Lent is for...what again?
Today marks the beginning of the season of Lent, a time set aside for penitence, self-examination, and renewal of our spiritual lives. We are set some tasks for this season: self-examination and repentance; prayer, fasting, and self-denial; and reading and meditating on God’s holy Word. And we are called during this time to prepare ourselves for the experience of Holy Week and Easter. But of all these tasks, often we focus only on the self-denial aspect: what are you going to give up for Lent? Chocolate, or alcohol? Usually whatever it is we’re giving up is something we feel a little guilty about anyway, as if this season is another chance to shape up, redeem the broken New Year’s resolutions, improve ourselves into better people. So sometimes we try to counter this trend by asking, what are you going to add for Lent? A few minutes of prayer each day, or attendance at our Wednesday Morning Prayer, or volunteering at a soup kitchen? All laudable, yet all things that maybe we know we should do or want to do anyway – again, Lent as a booster shot to our sagging self-discipline.
After all, we sag on our discipline a lot. ‘Discipline’ isn’t something we’re very keen on these days, it’s right up there with ‘duty.’ We might have discipline in some areas of our lives – if we’re athletes training for an event, or students studying for finals, or business folk preparing a project presentation, perhaps – but then we can lack discipline totally in other parts of our lives, our diet or our daily ritual or getting enough sleep at night. And often where we lack discipline the most is in our spiritual lives. Somehow that relationship that we know in our heart of hearts is the most important of all is the one to which we accord the least time. Which leads to a difficult mix of guilt and longing and unmet expectations – so of course we grab hold of a season like Lent to put ourselves to rights again.
But to make of Lent another chance for self-improvement is to set ourselves up for failure. Not only will we fail at our well-intentioned efforts to make things better – you know what they say about the road being paved with those – but we fail at the most important thing of all: our relationship with God. For when we spend our focus and energy on ourselves and what we have done wrong, how we could improve – what many see as the point of penitence – we lose sight of where we should be focused, on God.
This is what Jesus is getting at in the gospel reading we hear every Ash Wednesday. I remember as a young person fasting all day and going to the evening service hungry, smelling the delicious aroma of the soup supper being prepared in the parish hall. And when I heard those words about looking cheerful while you’re fasting, I just about died. But Jesus isn’t telling us to fake being happy like the classic martyrish mother – you go ahead and eat, dear, I don’t need anything – or to fake anything at all. He is saying, the point of penitence, of the traditional threefold task of almsgiving, prayer, and fasting, is authentic relationship with God. You do these things because you are in relationship with God and because you want to deepen that relationship – not because you will be a better person if you do so, not because anyone else will think better of you if you do so, but because your love of the God who loves you grows as you do these things: as you care for others around you who are in need (almsgiving), as you do away with non-essential clutter and gluttony (fasting and self-denial), as you spend time in communion with God (prayer). That’s what Lent is about: in other words, it’s not about you. It’s about God – or more accurately, about you and God and your love for one another.
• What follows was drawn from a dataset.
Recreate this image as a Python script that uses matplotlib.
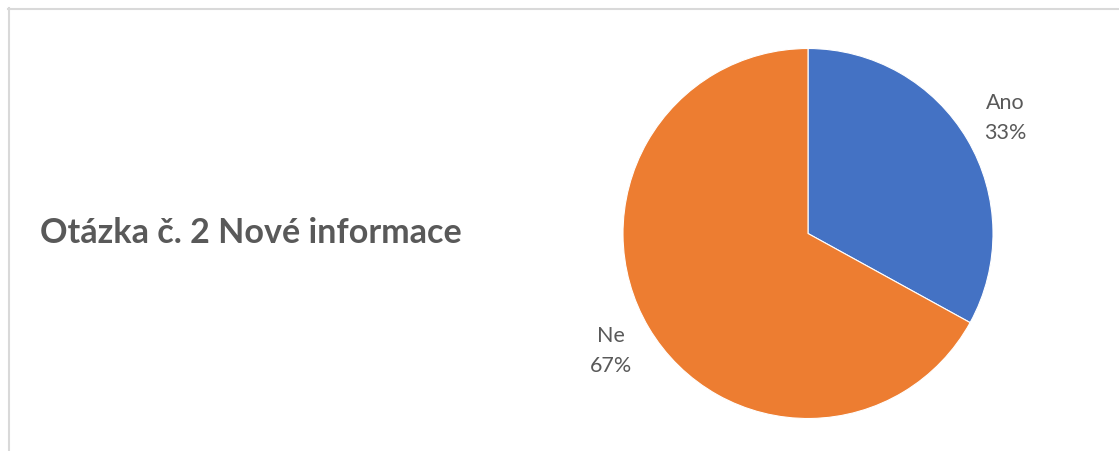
import matplotlib
matplotlib.use("Agg")
import matplotlib.pyplot as plt
from matplotlib.lines import Line2D

# data
categories = ["Ano", "Ne"]
values = [33, 67]
colors = ["#4472C4", "#ED7D31"]
title = "Otázka č. 2 Nové informace"

TEXT = "#595959"
W, H = 1119, 452

plt.rcParams["font.family"] = ["Lato", "DejaVu Sans"]

fig = plt.figure(figsize=(W / 100, H / 100), dpi=100)
fig.patch.set_facecolor("white")

# chart frame (cropped on right and bottom)
fig.add_artist(Line2D([8.5 / W, 8.5 / W], [0, 1 - 9 / H], transform=fig.transFigure,
                      color="#D9D9D9", lw=1.5))
fig.add_artist(Line2D([8 / W, 1], [1 - 9.5 / H, 1 - 9.5 / H], transform=fig.transFigure,
                      color="#D9D9D9", lw=1.5))

# pie axes: centre (808, 234.5) px, radius 185 px
cx, cy, r = 808, 234.5, 185
ax = fig.add_axes([(cx - r) / W, (H - cy - r) / H, 2 * r / W, 2 * r / H])
total = sum(values)
labels = [f"{c}\n{v / total * 100:.0f}%" for c, v in zip(categories, values)]
wedges, texts = ax.pie(values, labels=labels, colors=colors, startangle=90, counterclock=False,
                       labeldistance=1.24, radius=1,
                       wedgeprops=dict(edgecolor="white", linewidth=0.8),
                       textprops=dict(color=TEXT, fontsize=15.5, linespacing=1.65))
for t in texts:
    t.set_horizontalalignment("center")
ax.set_xlim(-1, 1)
ax.set_ylim(-1, 1)
ax.set_aspect("equal")
ax.axis("off")

fig.text(40 / W, (H - 243) / H, title, fontsize=24.6, fontweight="bold", color=TEXT,
         ha="left", va="baseline")

fig.savefig("out.png", dpi=100, facecolor="white")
And we mark this individual relationship of you and God here together in community because that is how we are made: social beings in relationship with one another. We can’t focus each on our own relationship with God without it affecting everyone we meet. God doesn’t say let’s you and me sit in the corner and have a tête-à-tête, God says love one another as I have loved you, share your bread with the hungry, bring the homeless poor into your house, clothe the naked, take care of your family and relatives. Who we are ‘internally’ with God is who we are ‘externally’ with one another – there is no distinction between the two. God is not a private God – Christianity is not a private religion. We give alms so that others less fortunate might live; we fast so that we might know what it is to go hungry; we pray for the needs of others and for our own hearts to change. The prophets make it very clear: to pursue a deep relationship with God without tending to the needy around us is a perversion of faith. This season of penitence is a time for us as a community as well as for us as individuals.
So I invite you this season to the observance of a holy Lent. Forget about the nice resolutions for diet and exercise – God likes chocolate, I’m sure of it. Instead, we’ll be spending some time as a community practicing our discipline – spiritual disciplines, that is, practices for grounding ourselves in God. So that we might let this be a season for reorienting ourselves, our hearts and souls and bodies and lives, towards the God who is at the center of our very being; to leave behind what we do wrong or what we leave undone, and to take hold instead of the love and forgiveness on offer before us. A love and a forgiveness that by their very nature spill over out of us and on into all those around us in this church community, in our workplaces, on the streets as we pass by. And so this can be a time of renewal: as we are reminded that we are but dust, we lay hold of the bountiful spirit of God that faileth never, the love of God in Christ Jesus our Lord.